An invitation to make a live acoustic portrait of the city of Köln for a symposium to be held in September 1985 provided me with the opportunity to combine my interests in many different types of sounds into one large project [5]. In all of my previous sound sculptures, I had concentrated on relocating one type of sound source to a new context. In making these relocations, I had been concerned with the perceived scale of the sound source. I had manipulated this sense of acoustic scale by juxtaposing sound with the physical/architectural elements of the sculpture site. I had learned that this use of acoustic relocation and acoustic scale was a powerful method for altering the perceived acoustical meaning of ordinary and familiar sounds. For Metropolis Köln I would need to relocate simultaneously many different types of sounds to a suitable sculpture site and also to realize a live radio concert of the city's sounds.

The sculpture site of this work was Roncalliplatz, the large square plaza adjacent to the south facade of the Kölner Dom (cathedral). With its towering Gothic spires and overwhelming presence, the Dom is the dominant architectural element of this plaza. Because it has the feeling of being the center and heart of Köln, the plaza seemed suitable as the site for this iive acoustic portrait. A total of 18 loudspeakers were hidden on the four sides of the plaza, each one corresponding to live sound coming from 18 microphones placed around the city. Six loudspeakers were hidden along a balcony of the Dom located about 80 feet above the plaza. Twelve more loudspeakers were placed on the roofs of buildings bordering the other three sides of Roncalliplatz.

Live microphones were positioned at various acoustic landmarks around Köln; these included the Hauptbahnhof, four different bridges over the Rhine river, the clock and bell towers of six Romanesque churches, a pedestrian street, three locations in the Kölner Zoo and two locations along the Rhine river. These river locations created the constant sound of waves and water, each one having a different timbre: one came from a microphone that transmitted the sound of waves at the water's edge, the other came from a hydrophone in the Rhine. The live sound from the hydrophone was broadcast to a loudspeaker on the edge of Roncalliplatz in the Old Roman Harbor Street. During the day and early evening, the city was alive with many sounds and activities, with these river sounds providing a constant texture among many other sounds. In the evening as the city became quieter, the sound of the river would take over, apparently becoming the sound of the Dom. In the early morning and at twilight, the live microphones broadcasting from the Zoo became very active, as if sea lions, birds and apes were suddenly calling from the balcony of the Dom. On the hour, the Romanesque bell towers told the time from positions all around Roncalliplatz; the time they told was not entirely correct since they were all off slightly from each other. Ships passing under bridges, trams and trains making the bridges resonate could be heard from the Dom and the roof of the Romanisch/Germanisches Museum. A microphone placed under a manhole cover on a pedestrian street would broadcast the resonant and percussive sounds of footsteps and the sounds of muted voices. Microphones in the Hauptbahnhof would broadcast train announcements, the whistles from the Wagenmeister and the loud signals at the end of a platform. The changing combinations of these sounds heard from different positions around the large open space of Roncalliplatz created the compositional and spatial form of this sound sulpture.
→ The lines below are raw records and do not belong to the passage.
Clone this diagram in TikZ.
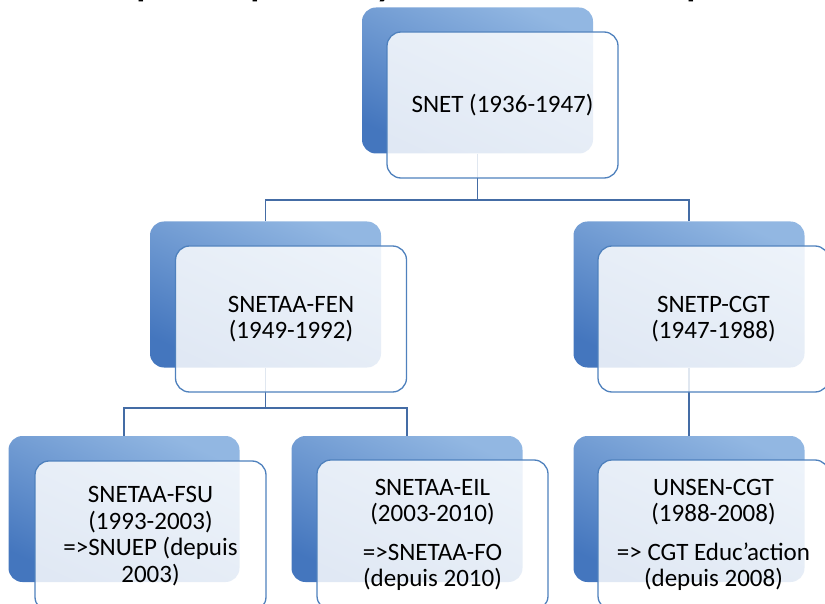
\documentclass[tikz,border=0pt]{standalone}
\usepackage{fontspec}
\setmainfont{Carlito}
\usetikzlibrary{backgrounds}
\definecolor{backtop}{RGB}{146,183,226}
\definecolor{backbot}{RGB}{68,118,190}
\definecolor{edgeblue}{RGB}{79,129,189}
\definecolor{lineblue}{RGB}{68,108,165}
\begin{document}
\begin{tikzpicture}[x=1pt,y=-1pt,
  backbox/.style={rounded corners=14pt, minimum width=231pt, minimum height=146pt,
    top color=backtop, bottom color=backbot, shading angle=-25, inner sep=0pt, draw=none},
  frontbox/.style={rounded corners=14pt, minimum width=231pt, minimum height=146pt,
    draw=edgeblue, line width=1.3pt, fill=white, fill opacity=0.84, text opacity=1,
    align=center, inner sep=0pt, font=\fontsize{25}{26.5}\selectfont},
  conn/.style={draw=lineblue, line width=1.5pt},
  titlefrag/.style={font=\fontsize{52}{52}\selectfont, anchor=base west, inner sep=0pt}]
\useasboundingbox (0,0) rectangle (825,604);
\clip (0,0) rectangle (825,604);
% fragments of the title line above
\node[titlefrag] (t1) at (135,-6) {p};
\node[titlefrag] (t2) at (249,-6) {p};
\node[titlefrag] (t3) at (374,-6) {y};
\node[titlefrag] (t4) at (685,-6) {p};
% level 1
\node[backbox] (snetB) at (477.5,80.5) {};
\node[frontbox] (snet) at (502.5,105) {SNET (1936-1947)};
% level 2
\node[backbox] (fenB) at (265.5,294.5) {};
\node[frontbox] (fen) at (291,319) {SNETAA-FEN\\(1949-1992)};
\node[backbox] (cgtB) at (689,294.5) {};
\node[frontbox] (cgt) at (713.5,319) {SNETP-CGT\\(1947-1988)};
% level 3
\node[backbox] (fsuB) at (124,509) {};
\node[frontbox, minimum height=150pt] (fsu) at (150.5,536) {SNETAA-FSU\\(1993-2003)\\=>SNUEP (depuis\\2003)};
\node[backbox] (eilB) at (407,509) {};
\node[frontbox, minimum height=150pt] (eil) at (432.5,535) {SNETAA-EIL\\(2003-2010)\\[12pt]=>SNETAA-FO\\(depuis 2010)};
\node[backbox] (unsB) at (689,509) {};
\node[frontbox, minimum height=150pt] (uns) at (713.5,535) {UNSEN-CGT\\(1988-2008)\\[12pt]=> CGT Educ’action\\(depuis 2008)};
\coordinate (bar1) at (477.5,200);
\coordinate (bar2) at (265.5,408);
\begin{scope}[on background layer]
\draw[conn] (snetB.south) -- (bar1);
\draw[conn] (fenB.north) |- (bar1) -| (cgtB.north);
\draw[conn] (fenB.south) -- (bar2);
\draw[conn] (fsuB.north) |- (bar2) -| (eilB.north);
\draw[conn] (cgtB.south) -- (unsB.north);
\end{scope}
\end{tikzpicture}
\end{document}
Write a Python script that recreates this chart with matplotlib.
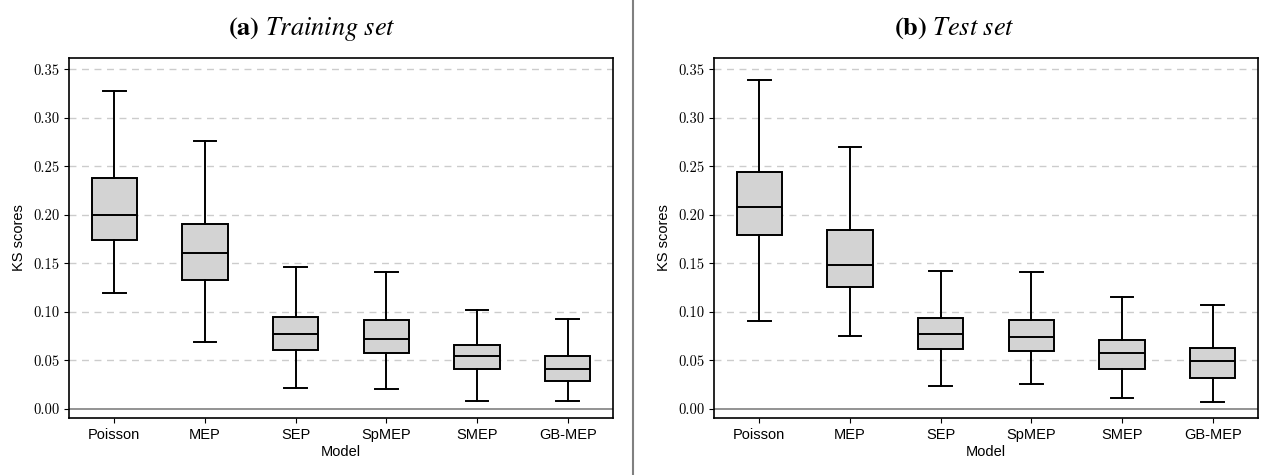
import matplotlib
matplotlib.use("Agg")
import matplotlib.pyplot as plt
from matplotlib.lines import Line2D

models = ["Poisson", "MEP", "SEP", "SpMEP", "SMEP", "GB-MEP"]

# whisker low, Q1, median, Q3, whisker high
train_low = [0.119, 0.069, 0.021, 0.020, 0.008, 0.008]
train_q1 = [0.174, 0.133, 0.061, 0.058, 0.041, 0.029]
train_med = [0.200, 0.161, 0.077, 0.072, 0.054, 0.041]
train_q3 = [0.238, 0.190, 0.095, 0.092, 0.066, 0.054]
train_high = [0.328, 0.276, 0.146, 0.141, 0.102, 0.093]

test_low = [0.090, 0.075, 0.023, 0.026, 0.011, 0.007]
test_q1 = [0.179, 0.126, 0.062, 0.060, 0.041, 0.032]
test_med = [0.208, 0.148, 0.077, 0.074, 0.057, 0.049]
test_q3 = [0.244, 0.184, 0.094, 0.092, 0.071, 0.063]
test_high = [0.339, 0.270, 0.142, 0.141, 0.115, 0.107]

yticks = [0.00, 0.05, 0.10, 0.15, 0.20, 0.25, 0.30, 0.35]

sans = "Liberation Sans"
plt.rcParams["mathtext.fontset"] = "stix"


def make_stats(low, q1, med, q3, high):
    stats = []
    for i in range(len(models)):
        stats.append(dict(whislo=low[i], q1=q1[i], med=med[i], q3=q3[i],
                          whishi=high[i], fliers=[], label=models[i]))
    return stats


def draw_panel(ax, stats):
    ax.set_axisbelow(True)
    for y in yticks[1:]:
        ax.axhline(y, color="#cccccc", lw=1, ls=(0, (5, 4)), zorder=0)
    ax.axhline(0, color="#808080", lw=1.2, zorder=0)
    ax.bxp(stats, positions=range(len(models)), widths=0.5, patch_artist=True,
           showfliers=False,
           boxprops=dict(facecolor="#d3d3d3", edgecolor="black", linewidth=1.4),
           medianprops=dict(color="black", linewidth=1.4),
           whiskerprops=dict(color="black", linewidth=1.4),
           capprops=dict(color="black", linewidth=1.4))
    ax.set_xlim(-0.5, len(models) - 0.5)
    ax.set_ylim(-0.0095, 0.3615)
    ax.set_yticks(yticks)
    ax.set_yticklabels([f"{v:.2f}" for v in yticks], fontfamily="cmr10", fontsize=10.5)
    ax.set_xticks(range(len(models)))
    ax.set_xticklabels(models, fontfamily=sans, fontsize=10.5)
    ax.set_xlabel("Model", fontfamily=sans, fontsize=10.5, labelpad=2)
    ax.set_ylabel("KS scores", fontfamily=sans, fontsize=10.5, labelpad=5)
    for s in ax.spines.values():
        s.set_linewidth(1.2)


fig = plt.figure(figsize=(12.61, 4.75), dpi=100)
ax1 = fig.add_axes([69 / 1261, 1 - 418 / 475, 544 / 1261, 360 / 475])
ax2 = fig.add_axes([714 / 1261, 1 - 418 / 475, 544 / 1261, 360 / 475])

draw_panel(ax1, make_stats(train_low, train_q1, train_med, train_q3, train_high))
draw_panel(ax2, make_stats(test_low, test_q1, test_med, test_q3, test_high))

fig.text(311.5 / 1261, 1 - 35 / 475, r"$\mathbf{(a)}\ \mathit{Training\ set}$",
         fontsize=19, ha="center", va="baseline")
fig.text(954.5 / 1261, 1 - 35 / 475, r"$\mathbf{(b)}\ \mathit{Test\ set}$",
         fontsize=19, ha="center", va="baseline")

fig.add_artist(Line2D([633 / 1261, 633 / 1261], [0, 1], color="#808080", lw=1.5,
                      transform=fig.transFigure))

fig.savefig("out.png", dpi=100)
plt.close(fig)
In addition to the sound sculpture installed at Roncalliplatz, a live radio version was broadcast one Saturday during the noon hour. For this broadcast, I made a live mix that explored different combinations of the various sounds, both as they sounded at their source and as they sounded in Roncalliplatz. During this hour, the six Romanesque churches performed a score that I had prepared, which used different densities of bell sounds and different durations of silence to frame the other city sounds. Mobile radio listeners moving through the city with car radios or walkmans could hear a unique and spontaneous interaction of the live broadcast with live sound sources of thc city. Unsuspecting persons who were not near a radio or the sound sculpture could hear the sound of the urban landscape change in the synchronized ringing of these six churches. It was my intention to turn the urban landscape of Köln temporarily into a musical sculpture.

V. FUTURE PROJECTS

My work with sound sculpture continues with several upcoming projects. In September 1986, I will realize a live acoustic portrait of Stockholm for Swedish Radio. Installed as a sound sculpture on the facade of the Stadshuset (Town Hall), it will both sound across a wide waterway and be broadcast as a radio concert. For the fiftieth anniversary of the San Francisco Golden Gate Bridge in May 1987, I will realize Sound Sculptures through the Golden Gate. This work will be a trilogy of adjacent sound sculptures corresponding to three adjacent acoustic zones found in the Gulf of the Farallones at the entrance to San Francisco Bay: the sounds of thousands of birds and marine mammals on SE Farallon, the underwater sounds of whales and dolphins between the Farallones and the entrance to San Francisco Bay, and the sounds of the Golden Gate Bridge with its foghorns and expansion joints. Microphones and hydrophones will transmit the sounds simultaneously to the San Francisco Museum of Modern Art and the Museum Ludwig in Köln. This work also will be a live radio event broadcast simultaneously throughout the U.S.A. and Europe [6]. In August 1988, I will create a live acoustic map of five Dutch cities. This work will be installed simultaneously in public spaces of five different cities in Holland.


REFERENCES AND NOTES

1. Marcel Duchamp, The Bride Stripped Bare by Her Bachelors Even, Richard Hamilton version, and G.H. Hamilton trans. 3rd Ed. (New York: Jaap Rietman 1976).
2. Hermann Helmholtz, On the Sensarions of Tone, Alexander Ellis, trans. (New York: Dover Edition, 1954) p. 7.
3. Guy Trebay, "The Music of Sound", The Village Voice, (26 July 1983) p. 59.
4. This temporary site-specific work was commissioned by West Berlin's redevelopment agency (International Building Exhibitions). At the time, I was a guest composer of the Berliner Künstlerprogramm des DAAD (Berlin Artists Program of the German Academic Exchange Service).
5. The invitation was proffered by the Hörspiele (sound play or drama) department of West German Radio (WDR) in Köln. The symposium was called Acustica International.
6. In the U.S.A., it will be broadcast by American Public Radio: in Europe, by WDR Köln as a feature event of the European Broadcast Union Convention in Köln.